Peynir tezgahındaki hemşehri/köylüme geri dönüyorum. Onu sıtkım pek sıyrılmış bırakmıştım. Tepkimi geçip ona bu ülkenin insanı olarak yeniden bakıyorum.
Yakındığımız her şeyiyle
şu akort tutmayan halimize tarz ve derece farkıyla her birimiz su taşımıyor
muyuz?
İşin ucu bize dayanmadıkça hak hukuktan dem mi vuruyoruz?
Hak-hukuk tanımımız
benim/bizim işimize gelenin dışına ne kadar çıkabiliyor?
Güveneceğimiz, sırtımızı
dayayabileceğimiz, “herkes için” ve oynanmaya, pazarlığa kapalı bir düzenin
yokluğunda enerjimiz bunun tesisine mi gidiyor, hayatta kalmak için tuttuğumuzu
koparmaya, itilmemek için itmeye vb mi?
Toplum olamamak ne kadar
yalnızlaştırıcı. Ayakta kalmak için her yaratığın kendince bir strateji
geliştirdiği vahşi orman.
Kimi küçük köpekler misali
sesini büyütüyor.
Kimi göğsünü şişiriyor.
Bin bir renk kuyruğunu
açıyor.
Kimi solo uçuyor.
*
Benim yolum kaçınmak oldu.
Bulaşmamak. Ama bir strateji olarak kaçınma sahte bir kurtuluş vaadi; kaçındığın
şeyden özgürleşmiyorsun. Ve.. sesini, onu bağırmadan kullanma becerini
köreltiyorsun. Tıkanma anlarında kaçınma, sabırsızlık, tahammülsüzlük, yüksek
gerilim olarak geri tepen güçsüz bir öfkeye dönüyor.
Salgın inzivasında gözümü
kaçırmadan bakma fırsatı bulduğum şey.
Böyle bir atık bırakıyorsa
daha temiz bir yakıt ne olabilir?
Kaçmak yerine gerilimsiz,
basınçsız bir iletişim kurabilir miyim?
Evet, bu ülkede bile!
Özellikle de ülkenin bu halinin kendimdeki yansımalarını inkar etmez olduğumda.
Mağdur olduğumuz şeyi tam
da mağduriyetlerimizi en aza indirmeye çalışırken (bu, diğerlerini ve dönüp
dolaşıp kendimizi bir kez daha mağdur etmek oluyor) yeniden üretiyoruz.

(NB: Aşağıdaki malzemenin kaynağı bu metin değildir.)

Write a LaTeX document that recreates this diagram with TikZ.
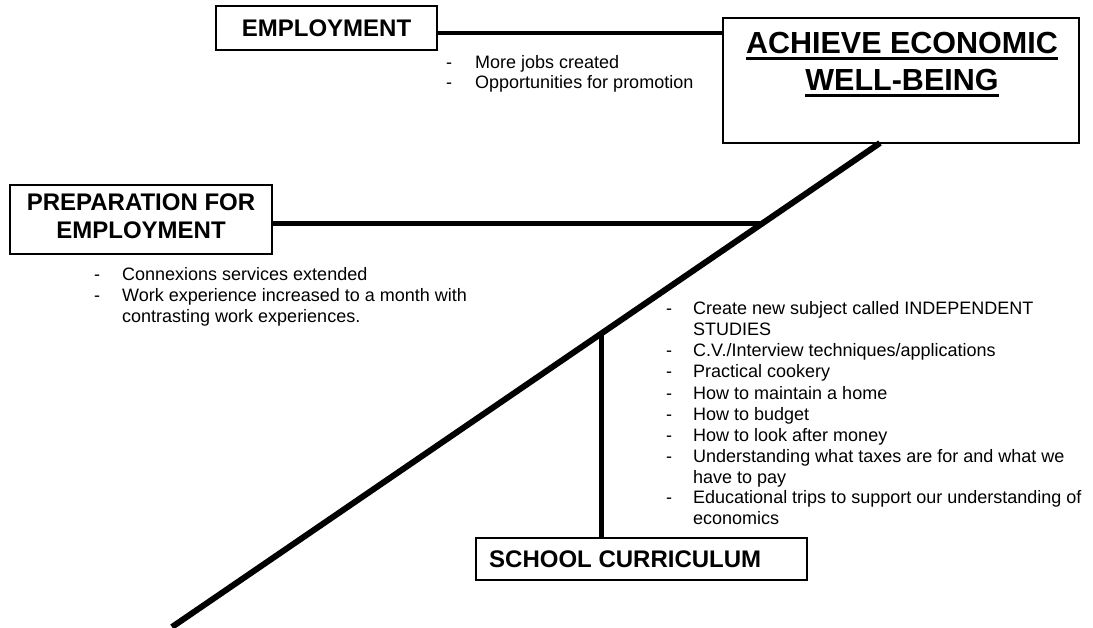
\documentclass[tikz,border=0pt]{standalone}
\usepackage{fontspec}
\setmainfont{Liberation Sans}
\begin{document}
\begin{tikzpicture}[x=1pt,y=-1pt,
  box/.style={draw, line width=1.8pt, inner sep=0pt},
  head/.style={font=\fontsize{24}{28}\selectfont\bfseries, text height=17pt, text depth=0pt, inner sep=0pt},
  title/.style={font=\fontsize{30.5}{36}\selectfont\bfseries, text height=22pt, text depth=0pt, inner sep=0pt},
  body/.style={font=\fontsize{18}{21}\selectfont, anchor=west, text height=13pt, text depth=0pt, inner sep=0pt},
  bar/.style={line width=#1, line cap=butt}
]
\useasboundingbox (0,0) rectangle (1093,628);

% boxes
\node[box, head, minimum width=221pt, minimum height=44pt] (emp) at (326.5,28) {EMPLOYMENT};
\node[box, minimum width=356pt, minimum height=125pt] (ach) at (901,80.5) {};
\node[box, minimum width=262pt, minimum height=69pt] (prep) at (141,219.5) {};
\node[box, minimum width=331pt, minimum height=42pt] (school) at (641.5,559) {};

% box texts
\node[title] (a1) at (902,43) {ACHIEVE ECONOMIC};
\node[title] (a2) at (902,80) {WELL-BEING};
\draw[line width=3pt] ([yshift=-4.5pt]a1.south west) -- ([yshift=-4.5pt]a1.south east);
\draw[line width=3pt] ([yshift=-4.5pt]a2.south west) -- ([yshift=-4.5pt]a2.south east);
\node[head] (p1) at (141,202) {PREPARATION FOR};
\node[head] (p2) at (141,230) {EMPLOYMENT};
\node[head, anchor=west] (s1) at (489,559) {SCHOOL CURRICULUM};

% spine and branches
\coordinate (tail) at (172,627);
\coordinate (top) at (880,143);
\coordinate (j1) at (761.5,224);
\coordinate (j2) at (601,333.7);
\draw[bar=6pt] (tail) -- (top);
\draw[bar=3.5pt] ([yshift=-5pt]emp.east) -- ([yshift=-5pt]emp.east -| ach.west);
\draw[bar=5pt] (prep.east |- j1) -- (j1);
\draw[bar=5pt] (j2) -- (j2 |- school.north);

% employment notes
\node[body] (e1d) at (446,62) {-};
\node[body] (e1) at (475,62) {More jobs created};
\node[body] (e2d) at (446,82) {-};
\node[body] (e2) at (475,82) {Opportunities for promotion};

% preparation notes
\node[body] (q1d) at (94,274) {-};
\node[body] (q1) at (122,274) {Connexions services extended};
\node[body] (q2d) at (94,295) {-};
\node[body] (q2) at (122,295) {Work experience increased to a month with};
\node[body] (q3) at (122,316) {contrasting work experiences.};

% curriculum notes
\node[body] (r1d) at (666,308) {-};
\node[body] (r1) at (693,308) {Create new subject called INDEPENDENT};
\node[body] (r2) at (693,329) {STUDIES};
\node[body] (r3d) at (666,350) {-};
\node[body] (r3) at (693,350) {C.V./Interview techniques/applications};
\node[body] (r4d) at (666,371) {-};
\node[body] (r4) at (693,371) {Practical cookery};
\node[body] (r5d) at (666,393) {-};
\node[body] (r5) at (693,393) {How to maintain a home};
\node[body] (r6d) at (666,414) {-};
\node[body] (r6) at (693,414) {How to budget};
\node[body] (r7d) at (666,435) {-};
\node[body] (r7) at (693,435) {How to look after money};
\node[body] (r8d) at (666,456) {-};
\node[body] (r8) at (693,456) {Understanding what taxes are for and what we};
\node[body] (r9) at (693,477) {have to pay};
\node[body] (r10d) at (666,497) {-};
\node[body] (r10) at (693,497) {Educational trips to support our understanding of};
\node[body] (r11) at (693,518) {economics};
\end{tikzpicture}
\end{document}
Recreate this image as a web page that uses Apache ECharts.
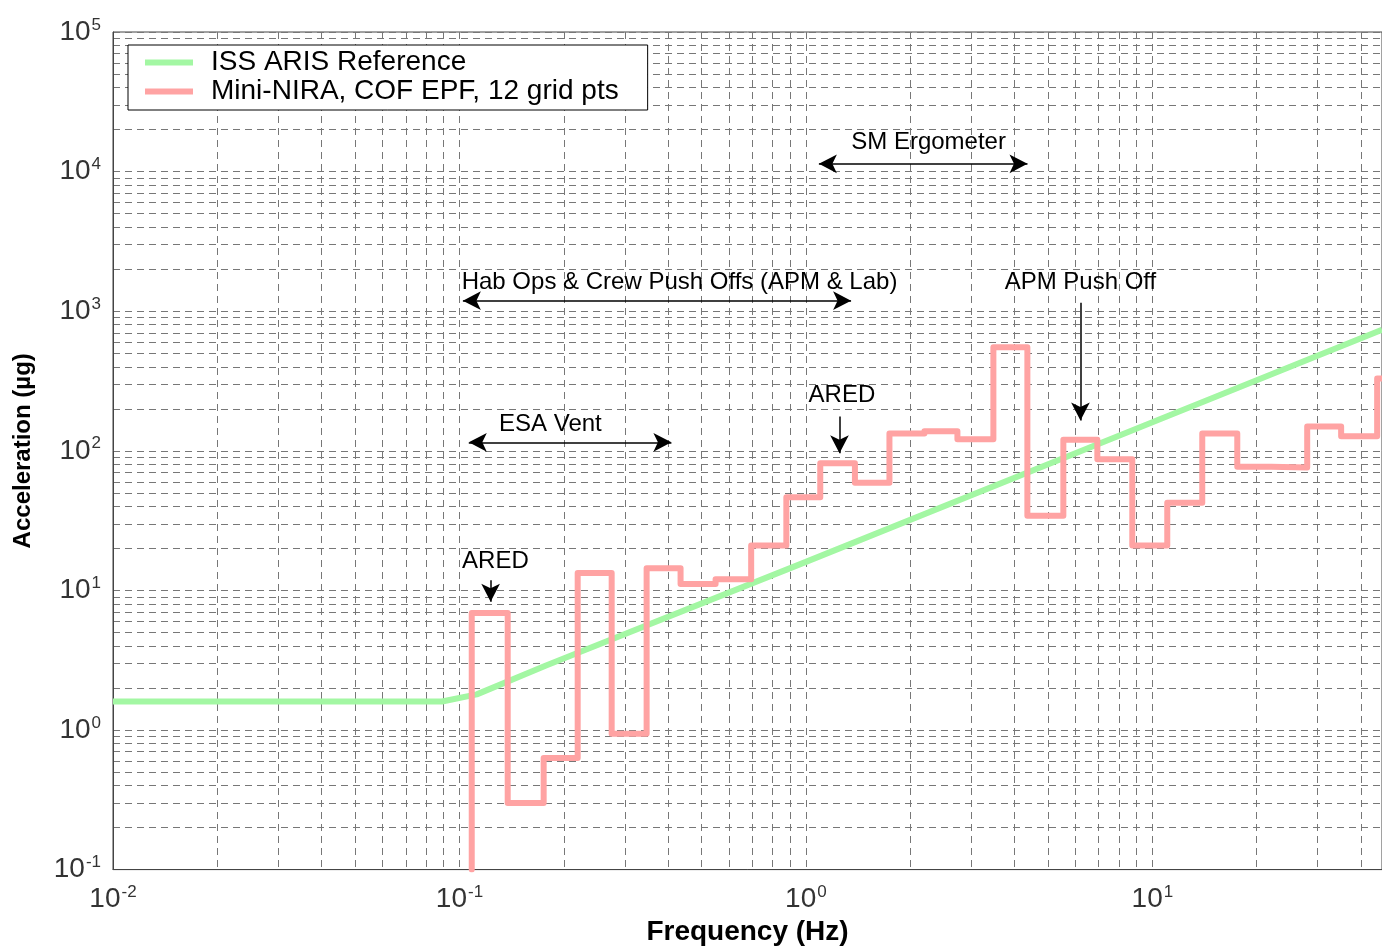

Peynircideki kadın ve ben,
aynı kayığın farklı kürekleri başındayız.
Aynı anda sakat ve
sakatlayıcı.
O değişmeyi düşünür mü
bilemem.
Ben bu makûs talih
zincirini kendi hayatımın neresinde nasıl kırabileceğimi düşünüyorum.
Kavga, çekişme, aşağılama
olmadan, dizginlerime asılıp sonra zincirlerimden boşanmadan yaşamanın
yollarını hayal ediyorum.
Huylanıp ittiğin şeyler
gelir, sana yapışır.
Kaçacağın hiçbir yer yok.
O vakit dön, yaklaşımını değiştir.
Selameti başka yerde
arama, bulamayınca köpürme, karalar bağlama, dudaklarını bükme.